>> start GIVEN MATERIAL

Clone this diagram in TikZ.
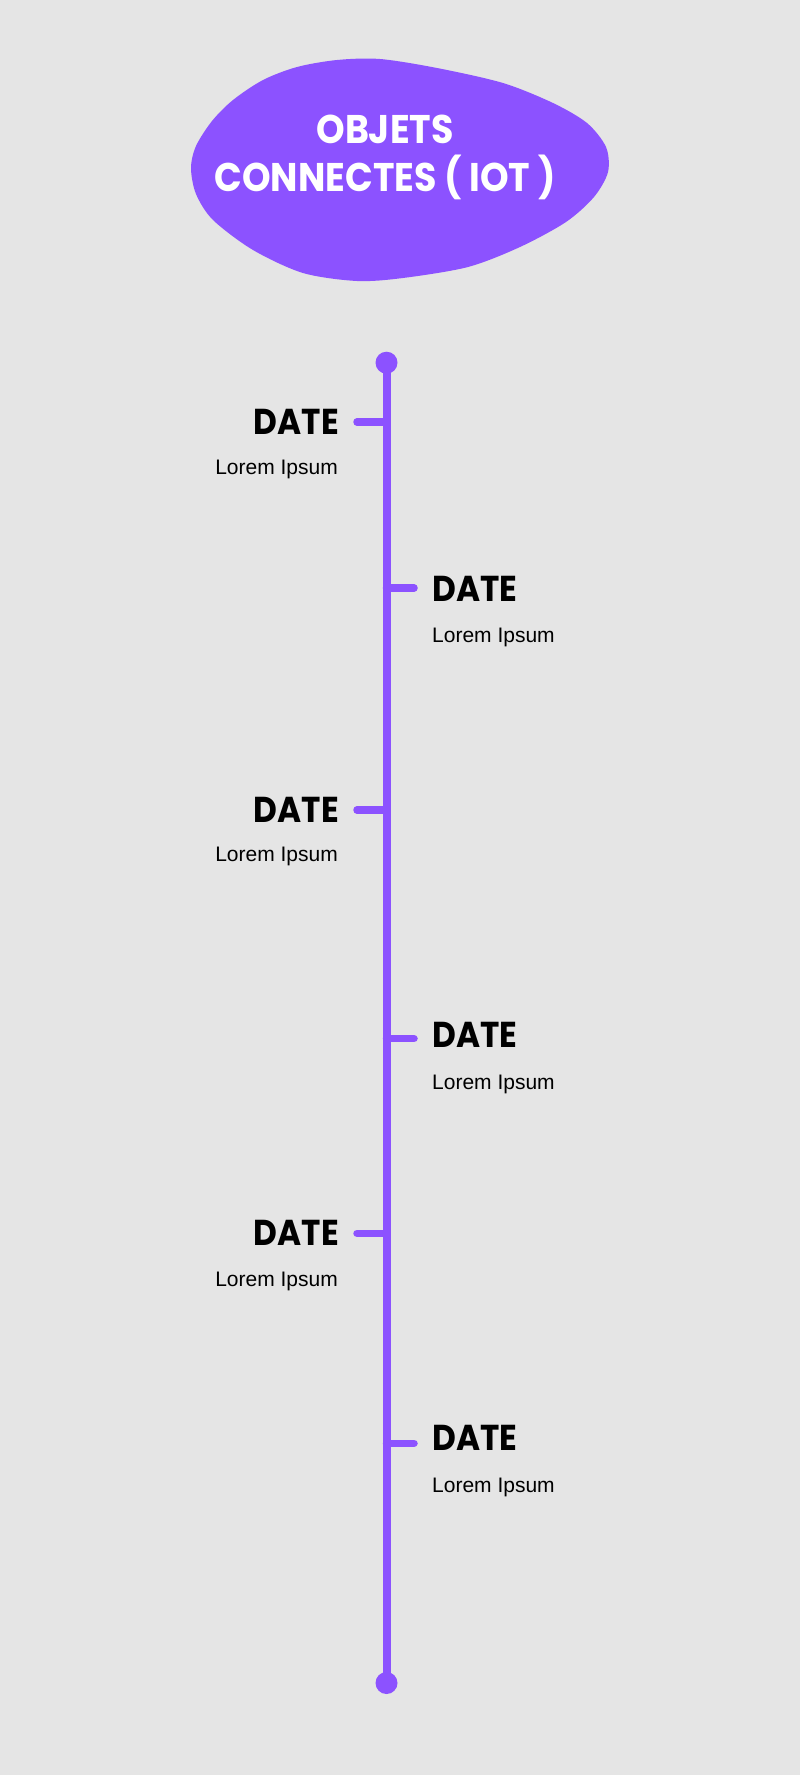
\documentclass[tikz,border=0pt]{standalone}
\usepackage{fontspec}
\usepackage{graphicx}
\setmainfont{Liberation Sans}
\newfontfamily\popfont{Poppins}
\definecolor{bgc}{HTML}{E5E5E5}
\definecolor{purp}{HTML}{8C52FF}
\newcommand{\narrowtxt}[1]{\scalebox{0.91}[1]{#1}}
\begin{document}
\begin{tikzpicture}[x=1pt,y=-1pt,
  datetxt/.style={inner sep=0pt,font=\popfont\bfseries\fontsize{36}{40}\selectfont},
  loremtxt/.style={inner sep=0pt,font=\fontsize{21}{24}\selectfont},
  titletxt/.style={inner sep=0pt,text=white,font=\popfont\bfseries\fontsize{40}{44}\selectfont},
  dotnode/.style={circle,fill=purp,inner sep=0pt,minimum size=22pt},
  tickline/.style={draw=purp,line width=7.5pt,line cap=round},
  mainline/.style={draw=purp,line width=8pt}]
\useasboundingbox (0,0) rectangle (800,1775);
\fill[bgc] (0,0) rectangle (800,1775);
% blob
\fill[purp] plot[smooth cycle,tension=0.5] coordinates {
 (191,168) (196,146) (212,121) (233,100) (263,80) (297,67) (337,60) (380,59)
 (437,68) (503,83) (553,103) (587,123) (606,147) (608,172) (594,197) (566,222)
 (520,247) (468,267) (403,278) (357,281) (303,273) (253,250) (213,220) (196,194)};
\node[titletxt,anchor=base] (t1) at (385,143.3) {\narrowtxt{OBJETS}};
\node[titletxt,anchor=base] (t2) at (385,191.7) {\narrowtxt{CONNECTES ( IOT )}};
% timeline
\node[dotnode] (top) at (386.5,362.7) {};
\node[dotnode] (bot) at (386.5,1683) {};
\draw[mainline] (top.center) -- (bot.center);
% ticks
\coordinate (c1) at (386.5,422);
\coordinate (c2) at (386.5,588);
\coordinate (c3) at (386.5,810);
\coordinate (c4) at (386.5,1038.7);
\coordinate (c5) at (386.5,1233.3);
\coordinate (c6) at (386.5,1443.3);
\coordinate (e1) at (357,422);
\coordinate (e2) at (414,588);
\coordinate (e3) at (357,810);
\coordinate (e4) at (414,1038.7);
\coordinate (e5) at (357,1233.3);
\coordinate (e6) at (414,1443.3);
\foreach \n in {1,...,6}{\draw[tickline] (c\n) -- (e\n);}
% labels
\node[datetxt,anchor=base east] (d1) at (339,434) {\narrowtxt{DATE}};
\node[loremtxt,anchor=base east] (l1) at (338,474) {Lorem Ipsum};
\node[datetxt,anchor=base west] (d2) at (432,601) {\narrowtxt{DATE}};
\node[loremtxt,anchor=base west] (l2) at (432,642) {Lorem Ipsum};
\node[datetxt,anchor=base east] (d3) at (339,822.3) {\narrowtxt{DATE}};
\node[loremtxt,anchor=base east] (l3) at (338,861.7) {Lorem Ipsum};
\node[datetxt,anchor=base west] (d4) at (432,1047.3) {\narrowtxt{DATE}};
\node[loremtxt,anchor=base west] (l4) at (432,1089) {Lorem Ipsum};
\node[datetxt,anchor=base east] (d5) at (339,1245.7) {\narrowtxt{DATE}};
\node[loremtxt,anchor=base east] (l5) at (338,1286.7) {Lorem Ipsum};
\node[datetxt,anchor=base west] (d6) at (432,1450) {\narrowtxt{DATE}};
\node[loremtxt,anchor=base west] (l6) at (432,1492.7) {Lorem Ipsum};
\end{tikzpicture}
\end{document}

>> end GIVEN MATERIAL

SET TASK: Without the pictures, transcribe the listing above exactly.

FULL RESPONSE:
Clone this diagram in TikZ.
\documentclass[tikz,border=0pt]{standalone}
\usepackage{fontspec}
\usepackage{graphicx}
\setmainfont{Liberation Sans}
\newfontfamily\popfont{Poppins}
\definecolor{bgc}{HTML}{E5E5E5}
\definecolor{purp}{HTML}{8C52FF}
\newcommand{\narrowtxt}[1]{\scalebox{0.91}[1]{#1}}
\begin{document}
\begin{tikzpicture}[x=1pt,y=-1pt,
  datetxt/.style={inner sep=0pt,font=\popfont\bfseries\fontsize{36}{40}\selectfont},
  loremtxt/.style={inner sep=0pt,font=\fontsize{21}{24}\selectfont},
  titletxt/.style={inner sep=0pt,text=white,font=\popfont\bfseries\fontsize{40}{44}\selectfont},
  dotnode/.style={circle,fill=purp,inner sep=0pt,minimum size=22pt},
  tickline/.style={draw=purp,line width=7.5pt,line cap=round},
  mainline/.style={draw=purp,line width=8pt}]
\useasboundingbox (0,0) rectangle (800,1775);
\fill[bgc] (0,0) rectangle (800,1775);
% blob
\fill[purp] plot[smooth cycle,tension=0.5] coordinates {
 (191,168) (196,146) (212,121) (233,100) (263,80) (297,67) (337,60) (380,59)
 (437,68) (503,83) (553,103) (587,123) (606,147) (608,172) (594,197) (566,222)
 (520,247) (468,267) (403,278) (357,281) (303,273) (253,250) (213,220) (196,194)};
\node[titletxt,anchor=base] (t1) at (385,143.3) {\narrowtxt{OBJETS}};
\node[titletxt,anchor=base] (t2) at (385,191.7) {\narrowtxt{CONNECTES ( IOT )}};
% timeline
\node[dotnode] (top) at (386.5,362.7) {};
\node[dotnode] (bot) at (386.5,1683) {};
\draw[mainline] (top.center) -- (bot.center);
% ticks
\coordinate (c1) at (386.5,422);
\coordinate (c2) at (386.5,588);
\coordinate (c3) at (386.5,810);
\coordinate (c4) at (386.5,1038.7);
\coordinate (c5) at (386.5,1233.3);
\coordinate (c6) at (386.5,1443.3);
\coordinate (e1) at (357,422);
\coordinate (e2) at (414,588);
\coordinate (e3) at (357,810);
\coordinate (e4) at (414,1038.7);
\coordinate (e5) at (357,1233.3);
\coordinate (e6) at (414,1443.3);
\foreach \n in {1,...,6}{\draw[tickline] (c\n) -- (e\n);}
% labels
\node[datetxt,anchor=base east] (d1) at (339,434) {\narrowtxt{DATE}};
\node[loremtxt,anchor=base east] (l1) at (338,474) {Lorem Ipsum};
\node[datetxt,anchor=base west] (d2) at (432,601) {\narrowtxt{DATE}};
\node[loremtxt,anchor=base west] (l2) at (432,642) {Lorem Ipsum};
\node[datetxt,anchor=base east] (d3) at (339,822.3) {\narrowtxt{DATE}};
\node[loremtxt,anchor=base east] (l3) at (338,861.7) {Lorem Ipsum};
\node[datetxt,anchor=base west] (d4) at (432,1047.3) {\narrowtxt{DATE}};
\node[loremtxt,anchor=base west] (l4) at (432,1089) {Lorem Ipsum};
\node[datetxt,anchor=base east] (d5) at (339,1245.7) {\narrowtxt{DATE}};
\node[loremtxt,anchor=base east] (l5) at (338,1286.7) {Lorem Ipsum};
\node[datetxt,anchor=base west] (d6) at (432,1450) {\narrowtxt{DATE}};
\node[loremtxt,anchor=base west] (l6) at (432,1492.7) {Lorem Ipsum};
\end{tikzpicture}
\end{document}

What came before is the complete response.